While traditional data quality frameworks such as unit testing, functional testing, and integration testing might cover the bare bones, they cannot scale alongside data sets that are hard to predict – and evolving in real time. In order to ensure that the data feeding these real-time use cases is reliable, data teams need to rethink their approach to data quality when dealing with stream processing.

A new approach to data quality for stream processing

To achieve the gold standard of streaming high-quality data at a high velocity, some of the best data teams apply data observability.

Data observability is an organization’s ability to fully understand the health of the data in their ecosystem. It works by applying DevOps Observability best practices to eliminate data downtime through automated monitoring, alerting, and triaging to identify and evaluate data quality and discoverability issues, leading to healthier pipelines, more productive teams, and happier customers.

Data observability breaks down into its own five pillars: freshness, distribution, volume, schema, and lineage. When put together, these five components provide valuable insight into the quality and reliability of your data.

Five pillars of Data Observability
The Five Pillars of Data Observability apply on both sides of the batch processing vs stream processing debate. Image courtesy of Barr Moses.
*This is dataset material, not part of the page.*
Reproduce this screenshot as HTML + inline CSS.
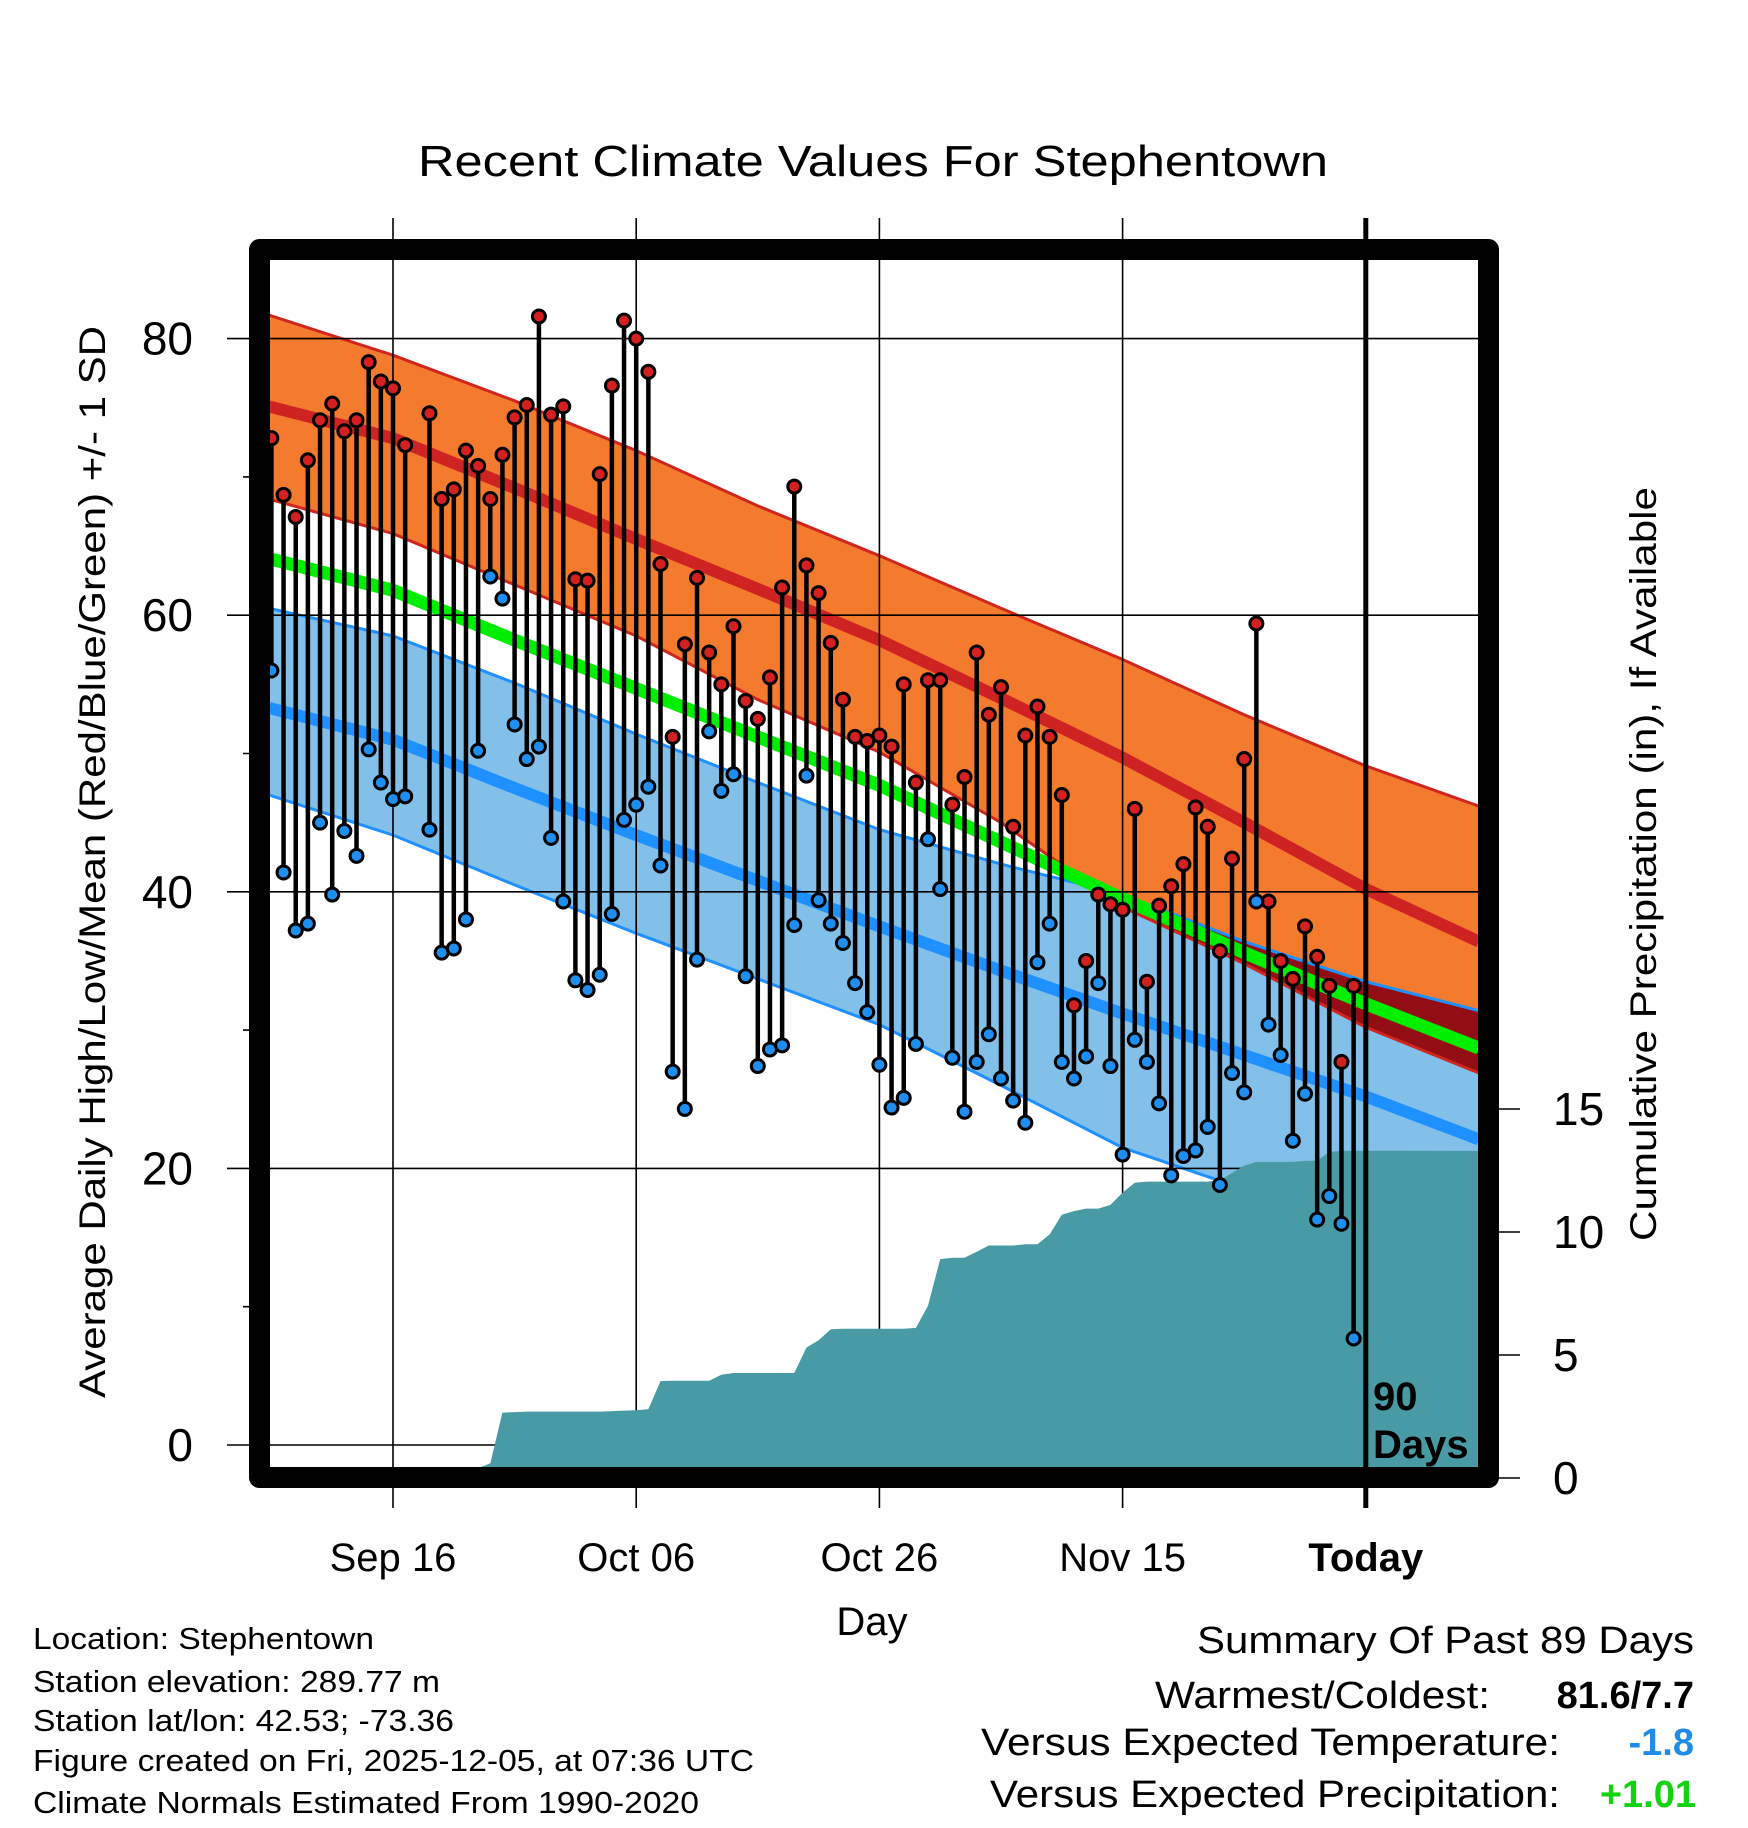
<!DOCTYPE html>
<html><head><meta charset="utf-8"><style>
html,body{margin:0;padding:0;background:#fff;}
svg{display:block;font-family:"Liberation Sans",sans-serif;}
</style></head><body>
<svg id="chart" width="1748" height="1828" viewBox="0 0 1748 1828" xmlns="http://www.w3.org/2000/svg">
<defs><clipPath id="plotclip"><rect x="270" y="260" width="1208" height="1208"/></clipPath></defs>
<text x="873" y="176" font-size="44" text-anchor="middle" textLength="910" lengthAdjust="spacingAndGlyphs">Recent Climate Values For Stephentown</text>
<g id="axes"></g>
<g id="plot" clip-path="url(#plotclip)"></g>
<g id="over"></g>
<rect x="259.5" y="249.5" width="1229" height="1228" fill="none" stroke="#000" stroke-width="21" stroke-linejoin="round"/>
<text transform="translate(105,862) rotate(-90)" font-size="37" text-anchor="middle" textLength="1072" lengthAdjust="spacingAndGlyphs">Average Daily High/Low/Mean (Red/Blue/Green) +/- 1 SD</text>
<text transform="translate(1656,864) rotate(-90)" font-size="37" text-anchor="middle" textLength="754" lengthAdjust="spacingAndGlyphs">Cumulative Precipitation (in), If Available</text>
<text x="872" y="1635" font-size="40" text-anchor="middle">Day</text>
<text font-size="40" font-weight="bold"><tspan x="1373" y="1410">90</tspan><tspan x="1373" y="1458">Days</tspan></text>
<g font-size="31">
<text x="33" y="1649" textLength="341" lengthAdjust="spacingAndGlyphs">Location: Stephentown</text>
<text x="33" y="1692" textLength="407" lengthAdjust="spacingAndGlyphs">Station elevation: 289.77 m</text>
<text x="33" y="1731" textLength="421" lengthAdjust="spacingAndGlyphs">Station lat/lon: 42.53; -73.36</text>
<text x="33" y="1771" textLength="721" lengthAdjust="spacingAndGlyphs">Figure created on Fri, 2025-12-05, at 07:36 UTC</text>
<text x="33" y="1813" textLength="666" lengthAdjust="spacingAndGlyphs">Climate Normals Estimated From 1990-2020</text>
</g>
<g font-size="38" text-anchor="end">
<text x="1694" y="1653" textLength="497" lengthAdjust="spacingAndGlyphs">Summary Of Past 89 Days</text>
<text x="1490" y="1708" textLength="335" lengthAdjust="spacingAndGlyphs">Warmest/Coldest:</text>
<text x="1694" y="1708" font-weight="bold">81.6/7.7</text>
<text x="1560" y="1755" textLength="579" lengthAdjust="spacingAndGlyphs">Versus Expected Temperature:</text>
<text x="1694" y="1755" font-weight="bold" fill="#1e8ce8">-1.8</text>
<text x="1560" y="1807" textLength="570" lengthAdjust="spacingAndGlyphs">Versus Expected Precipitation:</text>
<text x="1696" y="1807" font-weight="bold" fill="#12d212">+1.01</text>
</g>
</svg>
<script>
// day index 0 = Sep 06, index 90 = Today (Dec 05)
const highs = [72.8,68.7,67.1,71.2,74.1,75.3,73.3,74.1,78.3,76.9,76.4,72.3,null,74.6,68.4,69.1,71.9,70.8,68.4,71.6,74.3,75.2,81.6,74.5,75.1,62.6,62.5,70.2,76.6,81.3,80.0,77.6,63.7,51.2,57.9,62.7,57.3,55.0,59.2,53.8,52.5,55.5,62.0,69.3,63.6,61.6,58.0,53.9,51.2,50.9,51.3,50.5,55.0,47.9,55.3,55.3,46.3,48.3,57.3,52.8,54.8,44.7,51.3,53.4,51.2,47.0,31.8,35.0,39.8,39.1,38.7,46.0,33.5,39.0,40.4,42.0,46.1,44.7,35.7,42.4,49.6,59.4,39.3,35.0,33.7,37.5,35.3,33.2,27.7,33.2];
const lows = [56.0,41.4,37.2,37.7,45.0,39.8,44.4,42.6,50.3,47.9,46.7,46.9,null,44.5,35.6,35.9,38.0,50.2,62.8,61.2,52.1,49.6,50.5,43.9,39.3,33.6,32.9,34.0,38.4,45.2,46.3,47.6,41.9,27.0,24.3,35.1,51.6,47.3,48.5,33.9,27.4,28.6,28.9,37.6,48.4,39.4,37.7,36.3,33.4,31.3,27.5,24.4,25.1,29.0,43.8,40.2,28.0,24.1,27.7,29.7,26.5,24.9,23.3,34.9,37.7,27.7,26.5,28.1,33.4,27.4,21.0,29.3,27.7,24.7,19.5,20.9,21.3,23.0,18.8,26.9,25.5,39.3,30.4,28.2,22.0,25.4,16.3,18.0,16.0,7.7];
const precip = [0,0,0,0,0,0,0,0,0,0,0,0,0,0,0,0,0.1,0.4,0.6,2.66,2.68,2.7,2.7,2.7,2.7,2.7,2.7,2.7,2.72,2.74,2.75,2.8,3.94,3.95,3.95,3.95,3.95,4.2,4.27,4.27,4.27,4.27,4.27,4.27,5.3,5.6,6.05,6.07,6.07,6.07,6.07,6.07,6.07,6.1,7.0,8.9,8.95,8.95,9.2,9.45,9.45,9.45,9.5,9.5,9.9,10.7,10.85,10.95,10.95,11.1,11.6,12.0,12.05,12.05,12.05,12.05,12.05,12.05,12.1,12.4,12.7,12.85,12.85,12.85,12.85,12.9,12.9,13.25,13.3,13.3];
const normDays = [-0.2,10,20,30,40,50,60,70,80,90,99.3];
const hiSDup = [81.7,78.8,75.5,71.9,67.9,64.3,60.5,56.8,52.8,49.1,46.2];
const hiMean = [75.1,72.8,69.2,65.5,61.9,58.2,54.0,49.7,45.0,40.2,36.4];
const hiSDlo = [68.4,65.9,62.2,58.5,53.9,50.1,45.0,38.9,34.8,30.2,26.9];
const avgMean = [64.1,61.8,58.2,54.7,51.2,47.7,43.6,39.5,35.6,31.9,28.7];
const loSDup = [60.5,58.5,55.1,51.4,47.9,44.5,42.0,39.8,36.4,33.5,31.4];
const loMean = [53.3,51.0,47.5,44.1,40.8,37.5,34.3,31.2,28.2,25.2,22.1];
const loSDlo = [47.0,44.1,40.5,37.0,33.7,30.4,26.0,21.5,18.5,15.5,12.5];
const tempTicks = [0,20,40,60,80];
const minorTicks = [10,30,50,70];
const precipTicks = [0,5,10,15];
const dateTicks = [10,30,50,70];
const dateLabels = ["Sep 16","Oct 06","Oct 26","Nov 15"];
const todayIdx = 90;

const NS = "http://www.w3.org/2000/svg";
const X = i => 271.4 + 12.16 * i;
const Y = t => 1445 - 13.83 * t;
const YP = p => 1478 - 24.6 * p;
function mk(parent, tag, attrs) {
  const e = document.createElementNS(NS, tag);
  for (const k in attrs) e.setAttribute(k, attrs[k]);
  parent.appendChild(e);
  return e;
}
const axes = document.getElementById('axes');
const plot = document.getElementById('plot');
const over = document.getElementById('over');
function pts(days, vals) { return days.map((d, k) => X(d).toFixed(1) + ',' + Y(vals[k]).toFixed(1)); }
function band(upper, lower) {
  return pts(normDays, upper).concat(pts(normDays, lower).reverse()).join(' ');
}
let e = mk(plot, 'polygon', {points: band(hiSDup, hiSDlo), fill: '#f47a2e'});


e = mk(plot, 'polygon', {points: band(loSDup, loSDlo), fill: '#82c0ea'});


const cp = mk(plot, 'clipPath', {id: 'bluebandclip'});
mk(cp, 'polygon', {points: band(loSDup, loSDlo)});
e = mk(plot, 'polygon', {points: band(hiSDup, hiSDlo), fill: '#920e14', 'clip-path': 'url(#bluebandclip)'});


function line(vals, color, w, name) {
  const l = mk(plot, 'polyline', {points: pts(normDays, vals).join(' '), fill: 'none', stroke: color, 'stroke-width': w});
  
  
}
line(hiSDup, '#d0261e', 3, 'high-plus-sd-line');
line(hiSDlo, '#d0261e', 3, 'high-minus-sd-line');
line(loSDup, '#1e90ff', 3, 'low-plus-sd-line');
line(loSDlo, '#1e90ff', 3, 'low-minus-sd-line');
line(hiMean, '#cf2222', 12, 'normal-high-line');
line(loMean, '#1e90ff', 12, 'normal-low-line');
line(avgMean, '#00ee00', 13, 'normal-mean-line');
// gridlines inside plot (above bands, below precip)
tempTicks.forEach(t => {
  const g = mk(plot, 'line', {x1: 227, x2: 1478, y1: Y(t), y2: Y(t), stroke: '#000', 'stroke-width': 1.6});
  
  
  const tk = mk(axes, 'line', {x1: 227, x2: 260, y1: Y(t), y2: Y(t), stroke: '#000', 'stroke-width': 1.6});
  
  
  const tx = mk(axes, 'text', {x: 193, y: Y(t) + 16, 'font-size': 46, 'text-anchor': 'end'});
  tx.textContent = t;
  
  
});
minorTicks.forEach(t => {
  const g = mk(axes, 'line', {x1: 243, x2: 260, y1: Y(t), y2: Y(t), stroke: '#000', 'stroke-width': 1.6});
  
  
});
precipTicks.forEach(p => {
  const g = mk(axes, 'line', {x1: 1490, x2: 1520, y1: YP(p), y2: YP(p), stroke: '#000', 'stroke-width': 1.6});
  
  
  const tx = mk(axes, 'text', {x: 1553, y: YP(p) + 16, 'font-size': 46});
  tx.textContent = p;
  
  
});
dateTicks.forEach((d, k) => {
  const g = mk(plot, 'line', {x1: X(d), x2: X(d), y1: 218, y2: 1508, stroke: '#000', 'stroke-width': 1.6});
  
  
  const t1 = mk(axes, 'line', {x1: X(d), x2: X(d), y1: 218, y2: 250, stroke: '#000', 'stroke-width': 1.6});
  
  
  const t2 = mk(axes, 'line', {x1: X(d), x2: X(d), y1: 1480, y2: 1508, stroke: '#000', 'stroke-width': 1.6});
  
  
  const tx = mk(axes, 'text', {x: X(d), y: 1571, 'font-size': 40, 'text-anchor': 'middle'});
  tx.textContent = dateLabels[k];
  
  
});
let pp = [X(-1) + ',' + YP(0)];
precip.forEach((p, i) => pp.push(X(i).toFixed(1) + ',' + YP(p).toFixed(1)));
pp.push(X(100) + ',' + YP(precip[precip.length - 1]));
pp.push(X(100) + ',' + YP(0));
e = mk(plot, 'polygon', {points: pp.join(' '), fill: '#489ba4'});


highs.forEach((h, i) => {
  const l = lows[i];
  if (h === null || l === null) return;
  const s = mk(plot, 'line', {x1: X(i), x2: X(i), y1: Y(h), y2: Y(l), stroke: '#000', 'stroke-width': 4.5});
  
  
});
highs.forEach((h, i) => {
  if (h === null) return;
  const c = mk(plot, 'circle', {cx: X(i), cy: Y(h), r: 6.5, fill: '#d42020', stroke: '#000', 'stroke-width': 3});
  
  
});
lows.forEach((l, i) => {
  if (l === null) return;
  const c = mk(plot, 'circle', {cx: X(i), cy: Y(l), r: 6.5, fill: '#1e8ff0', stroke: '#000', 'stroke-width': 3});
  
  
});
e = mk(over, 'line', {x1: X(todayIdx), x2: X(todayIdx), y1: 218, y2: 1508, stroke: '#000', 'stroke-width': 5});


e = mk(over, 'text', {x: X(todayIdx), y: 1571, 'font-size': 40, 'text-anchor': 'middle', 'font-weight': 'bold'});
e.textContent = 'Today';


</script>
</body></html>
So how can you apply the five pillars of data observability when stream processing data?

  • Freshness: Freshness seeks to understand how up-to-date your tables are, as well as the cadence at which they’re updated. This is essential for stream processing, as the data needs to be ready and reliable in real-time. If not, poor decisions can be made, and stale data becomes a waste of time and money. Data observability helps your data team understand data freshness, giving you insight into how up-to-date your data is that you are streaming.
  • Distribution: Distribution measures whether the data is within an accepted range. In terms of dealing with data from streaming, this is crucial–one anomaly is too many in most business use cases, and can lead to distrust in data from stakeholders. With data observability, data teams gain visibility into anomalies and can stop them from working their way downstream.
  • Volume: Volume refers to the completeness of your data tables and offers insight into the health of your data sources. If you are stream processing data and suddenly 10,000 rows turns into 100,000, you know something is wrong. Through data observability, data teams can stay informed about any unexpected volume changes.
  • Schema: Schema refers to changes in the organization of your data and is often an indicator of broken data. With stream processing, since you’re ingesting data from third-party sources that live outside your ecosystem, data observability alerts you to any unexpected schema changes—giving your data team a greater understanding of the health of your incoming data.
  • Lineage: When data breaks, the first question is always “where?” Data lineage provides the answer by telling you which upstream sources and downstream ingestors were impacted, which teams are generating the data, and who is accessing it. By applying data observability, data teams can understand how their stream processing data flows throughout their ecosystem, leading to faster root cause and impact analysis when responding to data incidents. 

Data observability incorporates all five pillars across your data ecosystem, from ingestion to analyzing, making it a must-have layer of the modern data stack. With the sheer velocity and complexity of data entering your ecosystem during stream processing, observability helps ensure high-quality data powers trustworthy decision-making and better data products.

The future of data quality, in real time

With stream processing comes great responsibility. While there is no one-size-fits-all answer for the batch processing vs stream processing debate, data quality should still be a priority rather than an afterthought.

Dealing with inaccurate data is detrimental for data engineers and business stakeholders. It wastes engineering time, costs your organization money, and erodes trust in data. Regardless of whether your company decides to leverage stream processing, make sure you have the right framework in place to manage data quality.

Stream or not, your data isn’t worth much if you can’t trust it.